Mais um: e se algum dos Ministros não se manifestar na sessão virtual e o quórum para se modularem os efeitos da decisão não for alcançado por esse motivo, deve ser designada nova sessão para a tomada específica desse voto faltante e potencialmente decisivo? 

Tais hipóteses não encontram resposta pronta nos atos que regulam o julgamento virtual no STF. Atualmente, as sessões virtuais não contam com nenhum campo de sinalização específica sobre proposta de modulação de efeitos suscitada em algum voto, nem se exige que os votantes se manifestem especificamente sobre o tema. Tampouco existe previsão expressa de se suspender a sessão e marcar nova assentada específica sobre o tema, embora essa medida já tenha sido tomada pela Presidência do STF [2]. 

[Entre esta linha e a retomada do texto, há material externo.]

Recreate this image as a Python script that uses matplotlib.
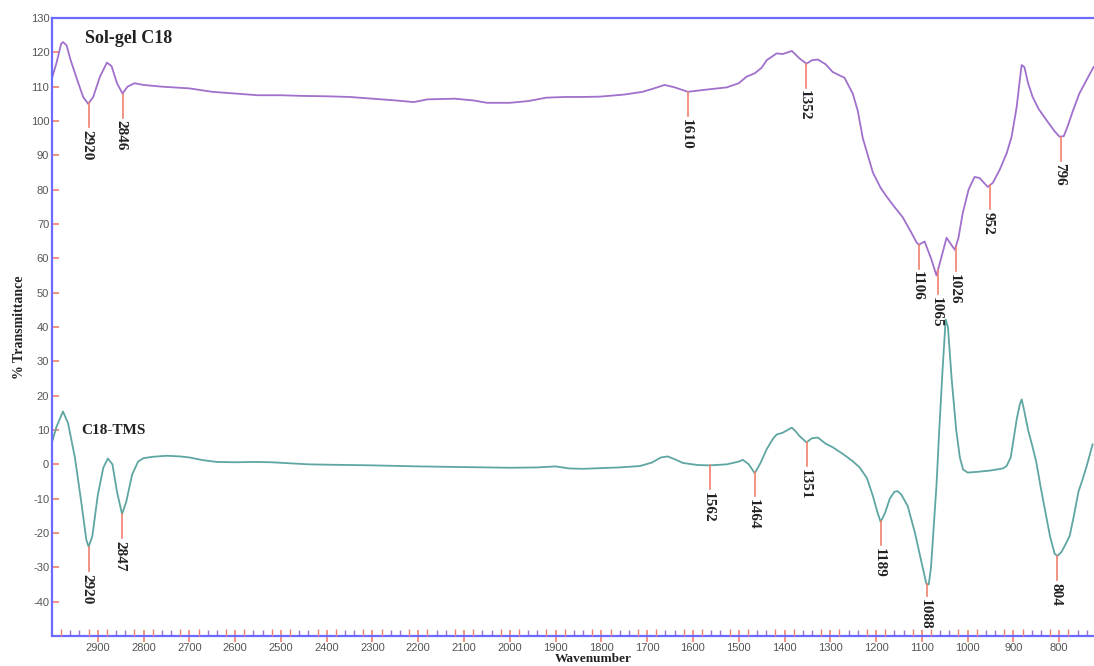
import numpy as np
import matplotlib
matplotlib.use("Agg")
import matplotlib.pyplot as plt
from matplotlib.ticker import FixedLocator, NullFormatter

plt.rcParams["axes.unicode_minus"] = False

# ---------------- data ----------------
solgel_wn = [3000, 2990, 2980, 2976, 2968, 2960, 2945, 2932, 2921, 2910, 2895, 2880, 2870, 2858, 2846,
             2835, 2820, 2800, 2760, 2700, 2650, 2600, 2550, 2500, 2450, 2400, 2350, 2300, 2250,
             2210, 2180, 2120, 2080, 2050, 2000, 1960, 1920, 1880, 1840, 1803, 1750, 1710, 1685,
             1662, 1640, 1611, 1580, 1526, 1500, 1483, 1465, 1450, 1439, 1417, 1404, 1384, 1367,
             1352, 1340, 1327, 1310, 1295, 1280, 1269, 1251, 1240, 1229, 1207, 1190, 1177, 1160,
             1142, 1125, 1111, 1106, 1094, 1080, 1068, 1058, 1046, 1036, 1028, 1020, 1011, 998,
             985, 974, 956, 945, 930, 915, 904, 893, 886, 882, 876, 868, 858, 845, 828, 810, 799,
             790, 782, 770, 756, 740, 725]
solgel_t = [112.5, 117, 122.5, 123, 122, 118, 112, 107, 105, 107, 113, 117, 116, 111, 108,
            110, 111, 110.5, 110, 109.5, 108.5, 108, 107.5, 107.5, 107.3, 107.2, 107, 106.5, 106,
            105.5, 106.3, 106.5, 106, 105.3, 105.3, 105.8, 106.8, 107, 107, 107.1, 107.7, 108.5, 109.5,
            110.5, 109.8, 108.5, 109, 109.8, 111, 112.9, 113.9, 115.5, 117.7, 119.7, 119.5, 120.4, 118.2,
            116.7, 117.7, 117.9, 116.5, 114.3, 113.3, 112.6, 108, 103, 95, 85, 80.5, 78, 75,
            72, 68, 64.5, 64, 64.9, 60, 55, 60, 66, 64, 62.5, 66, 73, 80,
            83.7, 83.4, 80.8, 82, 85.8, 90.5, 95.4, 104, 112, 116.3, 115.7, 111, 107, 103.5, 100.3, 97, 95.4,
            95.6, 98.3, 103, 108, 112, 115.7]

tms_wn = [3000, 2990, 2976, 2965, 2950, 2935, 2925, 2920, 2912, 2900, 2888, 2878, 2868, 2858, 2847,
          2838, 2825, 2812, 2800, 2780, 2750, 2720, 2700, 2670, 2640, 2600, 2560, 2520, 2480, 2440,
          2400, 2300, 2200, 2100, 2000, 1940, 1900, 1870, 1840, 1800, 1760, 1716, 1690, 1670, 1655,
          1640, 1622, 1590, 1563, 1526, 1500, 1491, 1478, 1465, 1452, 1439, 1425, 1417, 1404, 1384,
          1375, 1367, 1352, 1340, 1327, 1310, 1295, 1286, 1270, 1250, 1236, 1220, 1207, 1197, 1190,
          1180, 1170, 1160, 1153, 1145, 1131, 1115, 1100, 1090, 1085, 1080, 1075, 1068, 1062, 1055,
          1048, 1043, 1035, 1025, 1017, 1010, 1000, 980, 950, 923, 915, 906, 900, 893, 886, 882,
          877, 868, 858, 850, 840, 830, 820, 810, 804, 795, 785, 777, 768, 758, 749, 740, 727]
tms_t = [6.4, 11, 15.4, 12, 2, -12, -22, -24, -21, -9, -1, 1.7, 0, -8, -14.5,
         -11, -3, 0.8, 1.8, 2.2, 2.5, 2.3, 2, 1.2, 0.7, 0.6, 0.7, 0.6, 0.3, 0,
         -0.1, -0.3, -0.6, -0.8, -1, -0.9, -0.6, -1.2, -1.3, -1.1, -0.9, -0.5, 0.5, 2, 2.3,
         1.5, 0.4, -0.2, -0.3, 0, 0.8, 1.3, 0, -2.6, 0.5, 4.4, 7.5, 8.7, 9.2, 10.7,
         9.5, 8.2, 6.4, 7.6, 7.8, 6, 5, 4.2, 2.8, 0.8, -0.9, -4, -9.2, -14, -16.8,
         -14, -10, -8, -7.8, -8.8, -12.1, -20, -29, -34.9, -35, -30, -20, -6, 10, 27,
         42.2, 40, 25, 10, 2, -1.5, -2.4, -2.2, -1.8, -1.2, -0.5, 2, 7, 13, 17.5, 18.9,
         16, 10, 5, 0.6, -7, -14, -21, -26, -26.7, -25.5, -23, -20.8, -15, -8, -4.4, -0.5, 5.8]

solgel_peaks = [2920, 2846, 1610, 1352, 1106, 1065, 1026, 952, 796]
tms_peaks = [2920, 2847, 1562, 1464, 1351, 1189, 1088, 804]

solgel_name = "Sol-gel C18"
tms_name = "C18-TMS"

x_tick_values = list(range(800, 3000, 100))
y_tick_values = list(range(-40, 131, 10))

# ---------------- style ----------------
PURPLE = "#a070cc"
TEAL = "#5ea6a2"
RED = "#f08070"
AXBLUE = "#6b6bff"
GRAY = "#555555"
SERIF = ["Liberation Serif", "DejaVu Serif"]
SANS = ["Liberation Sans", "DejaVu Sans"]
LINE_LEN = 7.0
SHORT_LINES = {1088: 3.5}

fig = plt.figure(figsize=(10.94, 6.66), dpi=100)
ax = fig.add_axes([52 / 1094, 1 - 636 / 666, 1 - 52 / 1094, (636 - 18) / 666])

ax.plot(solgel_wn, solgel_t, color=PURPLE, lw=1.3)
ax.plot(tms_wn, tms_t, color=TEAL, lw=1.3)

def annotate(peaks, wn, t, short=None):
    short = short or {}
    wn_a = np.array(wn)[::-1]
    t_a = np.array(t)[::-1]
    for p in peaks:
        y = np.interp(p, wn_a, t_a)
        L = short.get(p, LINE_LEN)
        ax.plot([p, p], [y, y - L], color=RED, lw=1.2)
        ax.text(p + 4, y - L - 0.8, str(p), rotation=270, ha="center", va="top",
                fontsize=11, fontweight="bold", family=SERIF, color="#222222")

annotate(solgel_peaks, solgel_wn, solgel_t)
annotate(tms_peaks, tms_wn, tms_t, SHORT_LINES)

ax.text(2927, 124, solgel_name, fontsize=13, fontweight="bold", family=SERIF,
        color="#222222", va="center", ha="left")
ax.text(2937, 10, tms_name, fontsize=11, fontweight="bold", family=SERIF,
        color="#222222", va="center", ha="left")

ax.set_xlim(3000, 724)
ax.set_ylim(-50, 130)

ax.set_xticks(x_tick_values)
ax.set_yticks(y_tick_values)
purple_minor = [m for m in range(720, 3001, 20) if m % 100 in (40, 60)]
red_minor = [m for m in range(720, 3001, 20) if m % 100 in (20, 80)]
ax.xaxis.set_minor_locator(FixedLocator(purple_minor))

for s in ["left", "top", "bottom"]:
    ax.spines[s].set_color(AXBLUE)
    ax.spines[s].set_linewidth(1.6)
ax.spines["right"].set_visible(False)

ax.tick_params(axis="y", direction="in", length=5, width=1.2, color=RED,
               labelsize=8, labelcolor=GRAY, pad=2)
ax.tick_params(axis="x", which="major", direction="inout", length=8, width=1.2, color=RED,
               labelsize=8, labelcolor=GRAY, pad=1)
ax.tick_params(axis="x", which="minor", direction="in", length=4, width=1.0, color=PURPLE)
for lab in ax.get_xticklabels() + ax.get_yticklabels():
    lab.set_family(SANS)

# red minor ticks on a twin axis
ax2 = ax.twiny()
ax2.set_xlim(ax.get_xlim())
ax2.xaxis.set_ticks_position("bottom")
ax2.xaxis.set_major_locator(FixedLocator(red_minor))
ax2.xaxis.set_major_formatter(NullFormatter())
ax2.tick_params(axis="x", which="major", direction="in", length=5, width=1.0, color=RED)
for s in ax2.spines.values():
    s.set_visible(False)

ax.set_ylabel("% Transmittance", fontsize=10, fontweight="bold", family=SERIF,
              color="#222222", labelpad=3)
fig.text(593 / 1094, 0.5 / 666, "Wavenumber", fontsize=9.5, fontweight="bold", family=SERIF,
         color="#222222", ha="center", va="bottom")

fig.savefig("out.png", dpi=100)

Trata-se de mecanismos simples que poderiam ser implementados para o aprimoramento do plenário virtual, mas que precisam ser normatizados pelo Tribunal. Esperamos que esse debate seja em breve incluído na ordem do dia do Tribunal, para que o STF continue na boa trilha que vem percorrendo. 

[1] Cf. MORAES, Alexandre de. Direito constitucional. 39ª ed. São Paulo: Grupo GEN, 2023, p. 877. 

[2] Cf. decisão do Ministro Luiz Fux na ADI nº 6.019, proferida em 23/04/2021 e publicada em 26/04/2021.